Larangan bagi anggota parlemen ke luar negeri oleh Partai Gerakan Indonesia Raya itu beralasan. Kecaman masyarakat terhadap anggota DPR yang kerap melakukan kunjungan ke luar negeri yang begitu marak, menjadi pertimbangan Gerindra mengeluarkan larangan itu. Gerindra juga minta kepada yang belum berangkat untuk membatalkan kunjungan ke luar negeri itu. Sikap resmi itu disampaikan langsung Ketua Dewan Pembina DPP Gerindra Prabowo Subianto dan diumumkan langsung dalam Rapimnas.

“Saya sudah keluarkan instruksi untuk tidak melakukan perjalanan ke luar negeri dengan alasan apapun,” tegasnya di arena Rapimnas III Partai Gerindra di Jakarta, Sabtu (30/10). Mantan Pangkostrad ini menegaskan saat ini Indonesia sedang dalam keadaan susah. “Rakyat kita banyak yang susah. Anggran perjalanan luar negeri cukup besar untuk APBN,” katanya. Prabowo menegaskan anggaran perjalanan luar negeri untuk studi banding sebesar Rp19,5 triliun dapat dialokasikan untuk pembukaan ladang sawah. “Kalau dijadikan sawah berapa ratus ribu hektar dan berapa ratus ribu rakyat bisa hidup,” ujarnya.

Sejauh ini, Gerindra mencatat, anggaran ke luar negeri DPR dalam APBN Perubahan 2010 meningkat dibandingkan APBN 2010. Sebelumnya hanya Rp122 miliar, kemudian meningkat menjadi Rp170 miliar. “Biaya itu amat besar,” kata Waketum DPP Partai Gerindra, Fadli Zon, kemarin.

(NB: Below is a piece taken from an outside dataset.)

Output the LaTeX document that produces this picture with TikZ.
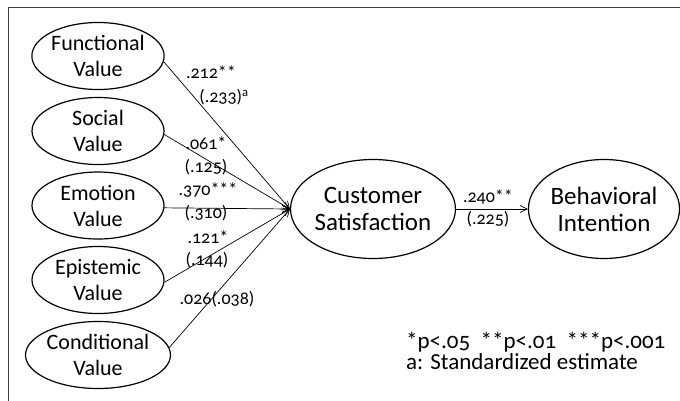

Sejumlah anggota Badan Kehormatan DPR sudah berkunjung ke Yunani dengan alasan studi banding soal kode etik. Di saat mereka berada di Yunani, bencana alam melanda Indonesia di beberapa tempat.  Setidaknya ada lima rombongan DPR yang berangkat ke manca negara. Salah satunya dari Komisi II yang juga membidangi pemerintahan. Komisi II akan berangkat ke India dan China untuk studi banding tentang kependudukan. Komisi II terbagi dalam dua rombongan. Mereka akan mempelajari tentang sistem administrasi kependudukan di dua negara padat penduduk itu. Menurut jadwal di Sekretariat Jenderal DPR, keberangkatan ke India ini dilakukan pada 9 November 2010. Sementara ke China pada 1 November.

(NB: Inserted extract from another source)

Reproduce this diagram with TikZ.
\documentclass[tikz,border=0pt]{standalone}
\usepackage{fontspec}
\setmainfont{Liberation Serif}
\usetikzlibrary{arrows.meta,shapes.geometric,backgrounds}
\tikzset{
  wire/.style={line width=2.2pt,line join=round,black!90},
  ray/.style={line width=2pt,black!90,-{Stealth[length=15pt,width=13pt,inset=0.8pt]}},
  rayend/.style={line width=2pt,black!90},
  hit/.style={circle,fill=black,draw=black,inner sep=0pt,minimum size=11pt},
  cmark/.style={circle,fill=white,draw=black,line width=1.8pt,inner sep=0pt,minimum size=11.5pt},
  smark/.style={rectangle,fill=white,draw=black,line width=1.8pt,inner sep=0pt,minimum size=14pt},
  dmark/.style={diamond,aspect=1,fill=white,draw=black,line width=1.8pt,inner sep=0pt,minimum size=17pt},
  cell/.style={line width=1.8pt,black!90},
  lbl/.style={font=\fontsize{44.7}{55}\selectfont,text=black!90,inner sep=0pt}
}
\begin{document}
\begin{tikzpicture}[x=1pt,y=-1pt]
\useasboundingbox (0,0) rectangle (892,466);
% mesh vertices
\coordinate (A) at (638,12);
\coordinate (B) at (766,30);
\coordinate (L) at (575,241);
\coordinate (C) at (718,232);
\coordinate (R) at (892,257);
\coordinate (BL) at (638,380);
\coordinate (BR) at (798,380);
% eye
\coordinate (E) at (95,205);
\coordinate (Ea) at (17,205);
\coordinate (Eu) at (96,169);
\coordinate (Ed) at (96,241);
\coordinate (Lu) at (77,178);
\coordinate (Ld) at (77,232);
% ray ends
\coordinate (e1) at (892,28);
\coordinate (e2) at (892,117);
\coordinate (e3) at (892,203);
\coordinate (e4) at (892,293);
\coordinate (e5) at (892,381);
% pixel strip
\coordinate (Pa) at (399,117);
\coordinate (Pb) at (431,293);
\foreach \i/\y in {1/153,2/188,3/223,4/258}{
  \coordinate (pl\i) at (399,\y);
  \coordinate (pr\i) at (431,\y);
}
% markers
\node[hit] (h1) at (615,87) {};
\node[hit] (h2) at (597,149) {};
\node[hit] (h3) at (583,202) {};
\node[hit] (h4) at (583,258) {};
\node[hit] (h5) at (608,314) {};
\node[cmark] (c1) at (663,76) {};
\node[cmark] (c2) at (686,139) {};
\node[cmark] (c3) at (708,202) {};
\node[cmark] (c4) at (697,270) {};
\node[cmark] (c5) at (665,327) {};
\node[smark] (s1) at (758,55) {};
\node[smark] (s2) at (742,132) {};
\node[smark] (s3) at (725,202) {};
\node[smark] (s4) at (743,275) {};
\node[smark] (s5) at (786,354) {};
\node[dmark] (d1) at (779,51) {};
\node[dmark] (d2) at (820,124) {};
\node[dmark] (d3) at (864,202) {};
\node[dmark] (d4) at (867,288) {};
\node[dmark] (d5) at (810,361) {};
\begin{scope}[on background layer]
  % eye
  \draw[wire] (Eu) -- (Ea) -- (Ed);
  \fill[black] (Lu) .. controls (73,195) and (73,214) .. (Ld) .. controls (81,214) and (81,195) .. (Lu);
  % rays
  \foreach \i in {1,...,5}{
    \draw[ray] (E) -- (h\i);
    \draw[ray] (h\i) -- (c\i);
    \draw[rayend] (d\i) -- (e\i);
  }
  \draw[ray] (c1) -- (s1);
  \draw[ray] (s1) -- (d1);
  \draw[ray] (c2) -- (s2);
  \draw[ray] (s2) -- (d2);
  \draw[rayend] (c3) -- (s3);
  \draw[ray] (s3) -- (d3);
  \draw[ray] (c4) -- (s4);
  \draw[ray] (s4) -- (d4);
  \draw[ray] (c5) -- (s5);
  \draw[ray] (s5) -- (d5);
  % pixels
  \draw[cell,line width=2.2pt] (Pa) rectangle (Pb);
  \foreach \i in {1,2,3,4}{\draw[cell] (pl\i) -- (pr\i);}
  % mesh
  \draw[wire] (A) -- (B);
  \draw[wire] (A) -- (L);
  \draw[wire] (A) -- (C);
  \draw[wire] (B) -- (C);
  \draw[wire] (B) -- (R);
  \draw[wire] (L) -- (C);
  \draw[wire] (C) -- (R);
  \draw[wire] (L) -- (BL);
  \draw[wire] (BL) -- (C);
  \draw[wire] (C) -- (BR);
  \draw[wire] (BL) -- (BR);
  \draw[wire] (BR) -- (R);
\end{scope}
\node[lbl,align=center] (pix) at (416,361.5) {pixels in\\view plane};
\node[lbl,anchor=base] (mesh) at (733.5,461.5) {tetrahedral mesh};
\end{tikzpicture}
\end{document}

Selain Komisi II, Komisi V juga akan terbang ke Italia. Agenda utama mereka dalam rangka penyusunan Rancangan Undang-Undang Rumah Susun di negeri asal pembalap MotoGP Valentino Rossi itu. Anggota Komisi V yang terbang ke Italia yakni empat orang dari Fraksi Demokrat: Rustanto Wahid, Usmawarni Peter, Sutarip Tulis Widodo dan Zulkifli Anwar. Tiga orang dari Fraksi Golkar: Riswan Tony, Eko Sarjono Putro dan Roem Kono.

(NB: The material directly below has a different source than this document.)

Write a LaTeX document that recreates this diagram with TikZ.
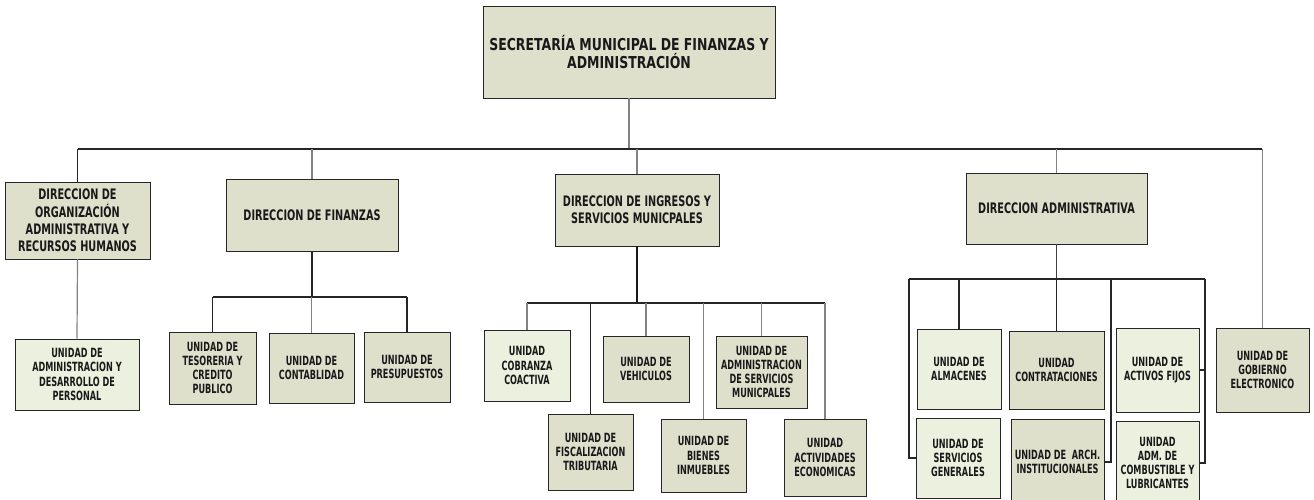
\documentclass[tikz,border=0pt]{standalone}
\usepackage{fontspec}
\newfontfamily\ftop[FakeStretch=0.76]{DejaVu Sans}
\newfontfamily\fdir[FakeStretch=0.67]{DejaVu Sans}
\newfontfamily\funit[FakeStretch=0.64]{DejaVu Sans}
\definecolor{darkfill}{RGB}{222,224,204}
\definecolor{lightfill}{RGB}{235,241,222}
\definecolor{txt}{RGB}{25,25,25}
\definecolor{lgray}{RGB}{130,130,130}
\tikzset{
  box/.style={draw=black!85, line width=0.9pt, align=center, inner sep=1pt, text=txt},
  dk/.style={box, fill=darkfill},
  lt/.style={box, fill=lightfill},
  toptext/.style={font=\ftop\bfseries\fontsize{16.4}{18.5}\selectfont},
  dirtext/.style={font=\fdir\bfseries\fontsize{14.5}{17.3}\selectfont},
  unittext/.style={font=\funit\bfseries\fontsize{12.7}{14.3}\selectfont},
  ln/.style={line width=1.2pt, draw=black!85},
  lg/.style={line width=1.2pt, draw=lgray},
  lthick/.style={line width=2pt, draw=black!90},
}
\begin{document}
\begin{tikzpicture}[x=1pt,y=-1pt]
\useasboundingbox (0,0) rectangle (1314,500);
\fill[white] (0,0) rectangle (1314,500);

% top
\node[dk, toptext, minimum width=292pt, minimum height=92pt] (top) at (629,52) {SECRETARÍA MUNICIPAL DE FINANZAS Y\\ADMINISTRACIÓN};

% directions
\node[dk, dirtext, minimum width=145pt, minimum height=77pt] (org) at (77.5,220.5) {DIRECCION DE\\ORGANIZACIÓN\\ADMINISTRATIVA Y\\RECURSOS HUMANOS};
\node[dk, dirtext, minimum width=172pt, minimum height=72pt] (fin) at (312,215) {DIRECCION DE FINANZAS};
\node[dk, dirtext, minimum width=164pt, minimum height=72pt] (ing) at (637,210) {DIRECCION DE INGRESOS Y\\SERVICIOS MUNICPALES};
\node[dk, dirtext, minimum width=181pt, minimum height=71pt] (adm) at (1056.5,208.5) {DIRECCION ADMINISTRATIVA};
\node[dk, unittext, minimum width=93pt, minimum height=84pt] (gob) at (1262.5,370) {UNIDAD DE\\GOBIERNO\\ELECTRONICO};

% units
\node[lt, unittext, minimum width=124pt, minimum height=71pt] (uad) at (77,374.5) {UNIDAD DE\\ADMINISTRACION Y\\DESARROLLO DE\\PERSONAL};

\node[dk, unittext, minimum width=87pt, minimum height=72pt] (tes) at (212.5,368) {UNIDAD DE\\TESORERIA Y\\CREDITO\\PUBLICO};
\node[dk, unittext, minimum width=85pt, minimum height=70pt] (con) at (311.5,368) {UNIDAD DE\\CONTABLIDAD};
\node[dk, unittext, minimum width=86pt, minimum height=70pt] (pre) at (407,367) {UNIDAD DE\\PRESUPUESTOS};

\node[lt, unittext, minimum width=86pt, minimum height=71pt] (cob) at (527,365.5) {UNIDAD\\COBRANZA\\COACTIVA};
\node[dk, unittext, minimum width=85pt, minimum height=76pt] (fis) at (590.5,452) {UNIDAD DE\\FISCALIZACION\\TRIBUTARIA};
\node[dk, unittext, minimum width=86pt, minimum height=66pt] (veh) at (646,369) {UNIDAD DE\\VEHICULOS};
\node[dk, unittext, minimum width=85pt, minimum height=73pt] (bie) at (703.5,455.5) {UNIDAD DE\\BIENES\\INMUEBLES};
\node[dk, unittext, minimum width=91pt, minimum height=72pt] (asm) at (761.5,372) {UNIDAD DE\\ADMINISTRACION\\DE SERVICIOS\\MUNICPALES};
\node[dk, unittext, minimum width=82pt, minimum height=77pt] (act) at (825,457.5) {UNIDAD\\ACTIVIDADES\\ECONOMICAS};

\node[lt, unittext, minimum width=84pt, minimum height=80pt] (alm) at (959,369) {UNIDAD DE\\ALMACENES};
\node[dk, unittext, minimum width=95pt, minimum height=78pt] (ctr) at (1056.5,370) {UNIDAD\\CONTRATACIONES};
\node[lt, unittext, minimum width=83pt, minimum height=84pt] (acf) at (1157.5,370) {UNIDAD DE\\ACTIVOS FIJOS};
\node[lt, unittext, minimum width=84pt, minimum height=80pt] (svg) at (958,458) {UNIDAD DE\\SERVICIOS\\GENERALES};
\node[dk, unittext, minimum width=93pt, minimum height=86pt] (arc) at (1057.5,462) {UNIDAD DE~~ARCH.\\INSTITUCIONALES};
\node[lt, unittext, minimum width=83pt, minimum height=84pt] (cmb) at (1157.5,463) {UNIDAD\\ADM. DE\\COMBUSTIBLE Y\\LUBRICANTES};

% main bus
\coordinate (busL) at (78,149);
\coordinate (busR) at (1262,149);
\draw[lg] (top.south) -- (top.south |- busL);
\draw[ln] (busL) -- (busR);
\draw[ln] (org.north) -- (org.north |- busL);
\draw[lg] (fin.north) -- (fin.north |- busL);
\draw[lg] (ing.north) -- (ing.north |- busL);
\draw[lg] (adm.north) -- (adm.north |- busL);
\draw[lg] (gob.north) -- (gob.north |- busR);

% organizacion
\draw[lg] (org.south) -- (uad.north);

% finanzas
\coordinate (fbus) at (312,297);
\draw[ln] (fin.south) -- (fin.south |- fbus);
\draw[ln] (tes.north |- fbus) -- (pre.north |- fbus);
\draw[ln] (tes.north) -- (tes.north |- fbus);
\draw[lg] (con.north) -- (con.north |- fbus);
\draw[ln] (pre.north) -- (pre.north |- fbus);

% ingresos
\coordinate (ibus) at (637,303);
\draw[lthick] (ing.south) -- (ing.south |- ibus);
\draw[ln] (cob.north |- ibus) -- (act.north |- ibus);
\draw[lg] (cob.north) -- (cob.north |- ibus);
\draw[ln] (fis.north) -- (fis.north |- ibus);
\draw[lg] (veh.north) -- (veh.north |- ibus);
\draw[lg] (bie.north) -- (bie.north |- ibus);
\draw[lg] (asm.north) -- (asm.north |- ibus);
\draw[lg] (act.north) -- (act.north |- ibus);

% administrativa
\coordinate (aL) at (909,279);
\coordinate (aM) at (1111,279);
\coordinate (aR) at (1205,279);
\draw[line width=1.6pt, draw=black!75] (adm.south) -- (adm.south |- aL);
\draw[ln] (aL) -- (aR);
\draw[ln] (aL) |- (svg.west);
\draw[ln] (alm.north) -- (alm.north |- aL);
\draw[ln] (ctr.north) -- (ctr.north |- aL);
\draw[ln] (aM) |- (arc.east);
\draw[ln] (aR) |- (cmb.east);
\draw[ln] (acf.east) -- (acf.east -| aR);
\end{tikzpicture}
\end{document}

Dua dari Fraksi PDIP: Irfansyah dan Sadar Estuati. Dua orang dari Fraksi PAN: Yasti Soepredjo Mokoagow dan Ahmad Bakri. Serta masing-masing satu orang dari Chairul Anwar (FPKS), Epyardi Asda (F-PPP), Imam Nachrowi (F-KB), dan Gunadi Ibrahim (F-Gerindra). Rombongan selanjutnya yakni dari Badan Kehormatan (BK) DPR yang akan belajar tentang kode etik ke Yunani. Tugasnya, untuk menyempurnakan tata tertib dan kode etik anggota dewan. Dari semua anggota BK, yang tidak turut berangkat ke Yunani yakni Ketua BK dari F-PDIP Gayus Lumbuun dan Tri Tamtomo. Sedangkan semua anggota BK dan wakilnya terbang ke Yunani.

Rombongan terakhir adalah Komisi XI, khususnya Panitia Khusus Otoritas Jasa Keuangan (OJK). Rombongan ini akan terbang ke empat negara, Inggris, Perancis, Jepang, dan Korea. Studi banding ini akan menghabiskan dana sekitar Rp1,7 miliar. Pimpinan Gerindra melihat biaya kunjungan itu, jauh melampaui harga sebuah menara early warning system di wilayah bencana. Di pasar Tiku, Tanjung Mutiara, Agam, Sumatera Barat, berdiri tegak sebuah menara sirene, yang akan secara otomatis menjerit bila ada gempa di lautan yang menimbulkan tsunami. Sejumlah wilayah di Sumbar memiliki menara seperti ini.  Tapi karena harganya mahal, sekitar Rp 1 miliar, warga di Mentawai tidak memilikinya dan hanya mengandalkan lonceng Gereja jika tsunami datang. Saat petaka 25 Oktober lalu itu, suara lonceng Gereja itu tenggelam oleh deru hujan yang lebat.

Melihat semua kemahalan biaya ke luar negeri itu, Gerindra mencoba berpolitik etis, semoga tidak sekedar lipstik dan lamis.